There can be no neutral ground here. Rome teaches that baptism is a sacrament or channel or grace and that it purifies sins and makes a new creature in Christ. Baptists teach that sin is purified through faith in Jesus Christ alone and that baptism merely SYMBOLIZES and TESTIFIES TO the salvation the believer has already received through faith in Christ. Rome teaches that salvation comes from Christ to the sinner through the mediation of the sacraments of the Catholic Church. Baptists teach that salvation comes directly from Christ to the sinner. Baptist churches have no sacraments or channels of grace. They have the simple ordinances of baptism and the Lord’s Supper to symbolize and memorialize the full salvation the believers already possess in Christ.

The difference between the Roman Catholic doctrine and Baptist doctrine is the difference between heaven and hell.
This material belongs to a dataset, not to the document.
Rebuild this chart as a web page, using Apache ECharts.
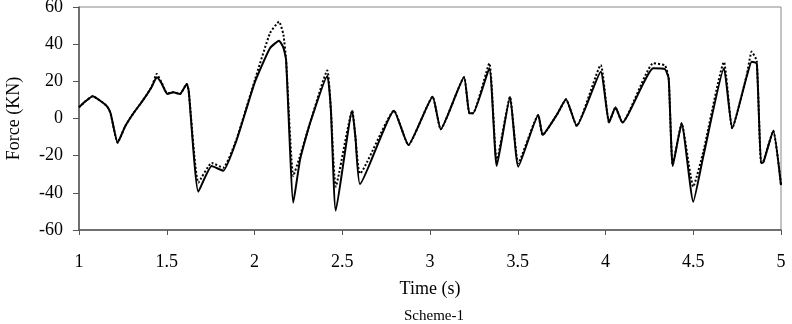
<!DOCTYPE html>
<html>
<head>
<meta charset="utf-8">
<script src="https://cdn.jsdelivr.net/npm/echarts@6/dist/echarts.min.js"></script>
<style>
  html, body { margin: 0; padding: 0; background: #fff; }
  #chart { width: 792px; height: 324px; }
</style>
</head>
<body>
<div id="chart"></div>
<script>
// time (s)
const times = [
  1.000, 1.040, 1.078, 1.129, 1.161, 1.180, 1.220, 1.262, 1.310, 1.366,
  1.414, 1.443, 1.470, 1.503, 1.537, 1.575, 1.614, 1.625, 1.680, 1.756,
  1.822, 1.898, 2.003, 2.088, 2.140, 2.165, 2.180, 2.221, 2.260, 2.316,
  2.415, 2.435, 2.463, 2.557, 2.575, 2.601, 2.795, 2.877, 3.015, 3.061,
  3.194, 3.224, 3.245, 3.338, 3.380, 3.456, 3.503, 3.617, 3.642, 3.722,
  3.775, 3.836, 3.973, 4.020, 4.057, 4.096, 4.272, 4.339, 4.360, 4.383,
  4.434, 4.500, 4.557, 4.675, 4.722, 4.804, 4.833, 4.862, 4.886, 4.900,
  4.956, 5.000
]
// solid curve
const forceSolid = [
  6, 9.5, 12, 9, 6.4, 2.8, -13, -4.4, 2.8, 10,
  17, 22.2, 19, 13.2, 14.1, 13.2, 18.6, 15, -39.4, -25.6,
  -28.1, -11.6, 19.8, 37.8, 41.9, 38, 31.5, -45.3, -22, -2.6,
  22.9, 5, -49.6, 4.2, -10, -35.3, 4.2, -14.3, 11.7, -5.8,
  22.2, 2.8, 2.8, 27, -25.6, 11.7, -25.9, 1.9, -8.9, 1.9,
  10.3, -4, 25.2, -2.2, 6, -2.2, 27, 26.5, 21.6, -25.6,
  -2.6, -44.8, -20.5, 27, -5.3, 22.5, 30.6, 29.7, -24.1, -23.5,
  -6.6, -35.8
]
// dotted curve
const forceDotted = [
  6, 9.5, 12, 9, 6.4, 2.8, -13, -4.4, 2.8, 10,
  17, 24, 19.5, 13.5, 14.1, 13.2, 18.6, 15, -34.5, -23.9,
  -26.5, -11, 21, 45.9, 52.1, 45, 31.5, -31, -20, -2.6,
  25.8, 5, -36.7, 4.2, -10, -29.6, 4.2, -14.3, 11.7, -5.8,
  22.2, 2.8, 2.8, 29.7, -23, 11.7, -24, 1.9, -8.9, 1.9,
  10.3, -4, 28.8, -2.2, 6, -2.2, 29.7, 28.5, 21.6, -25,
  -2.6, -36.7, -18, 30.4, -5.3, 23, 36, 31, -23.5, -23,
  -6.6, -35.8
]

const font = 'Liberation Serif'
const chart = echarts.init(document.getElementById('chart'))
chart.setOption({
  animation: false,
  title: {
    text: 'Scheme-1',
    left: 429,
    textAlign: 'center',
    top: 304,
    textStyle: { fontFamily: font, fontSize: 15, fontWeight: 'normal', color: '#000' }
  },
  grid: {
    left: 79, right: 11, top: 7, bottom: 94,
    outerBoundsMode: 'none',
    containLabel: false,
    show: true, borderColor: '#888', borderWidth: 1
  },
  xAxis: {
    type: 'value',
    min: 1, max: 5, interval: 0.5,
    name: 'Time (s)',
    nameLocation: 'middle',
    nameGap: 50,
    nameTextStyle: { fontFamily: font, fontSize: 18, color: '#000' },
    axisLine: { onZero: false, lineStyle: { color: '#555', width: 1.5 } },
    axisTick: { length: 5, lineStyle: { color: '#555' } },
    axisLabel: { margin: 23, fontFamily: font, fontSize: 18, color: '#000' },
    splitLine: { show: false }
  },
  yAxis: {
    type: 'value',
    min: -60, max: 60, interval: 20,
    name: 'Force (KN)',
    nameLocation: 'middle',
    nameGap: 56,
    nameTextStyle: { fontFamily: font, fontSize: 18, color: '#000' },
    axisLine: { show: true, onZero: false, lineStyle: { color: '#555', width: 1.5 } },
    axisTick: { show: true, length: 6, lineStyle: { color: '#555' } },
    axisLabel: { margin: 16, fontFamily: font, fontSize: 18, color: '#000' },
    splitLine: { show: false }
  },
  series: [
    {
      name: 'dotted',
      type: 'line',
      data: times.map((t, i) => [t, forceDotted[i]]),
      showSymbol: false,
      smooth: 0.15,
      lineStyle: { color: '#000', width: 2, type: [2, 2] }
    },
    {
      name: 'solid',
      type: 'line',
      data: times.map((t, i) => [t, forceSolid[i]]),
      showSymbol: false,
      smooth: 0.15,
      lineStyle: { color: '#000', width: 2 }
    }
  ]
})
</script>
</body>
</html>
The Apostle Paul said there is only one true Gospel, and those who change the Gospel are cursed of God (Galatians 1). Rome and the Baptists teach different gospels. One or the other is cursed, and the ecumenical philosophy cannot change these solemn facts.

In the St. Louis interview, Graham also said that the Catholic Jesuits who came to St. Louis centuries ago were "doing evangelism."

"That’s the responsibility that Jesus left us, to go to all the world and proclaim the Gospel to every creature. That’s evangelism. That is what the Jesuits did when they came to St. Louis. They were doing evangelism" (Graham, ibid.).

Again, Graham says nothing about the false sacramental, works-faith gospel the Jesuits were proclaiming. What confusion! The Apostles spent much of their time warning about false gospels (i.e., 2 Cor. 11:1-4; Galatians 1; Colossians 2; 2 John; Jude), but Billy Graham warns about nothing and pretends that all who preach the "gospel" are preaching the same true gospel.

Billy Graham has had opportunity to preach to more people than any other man in this generation, perhaps in history. When he stands before God, he will give account for the souls of those who were deceived by his false ecumenical message and were thereby turned to false gospels such as Rome’s.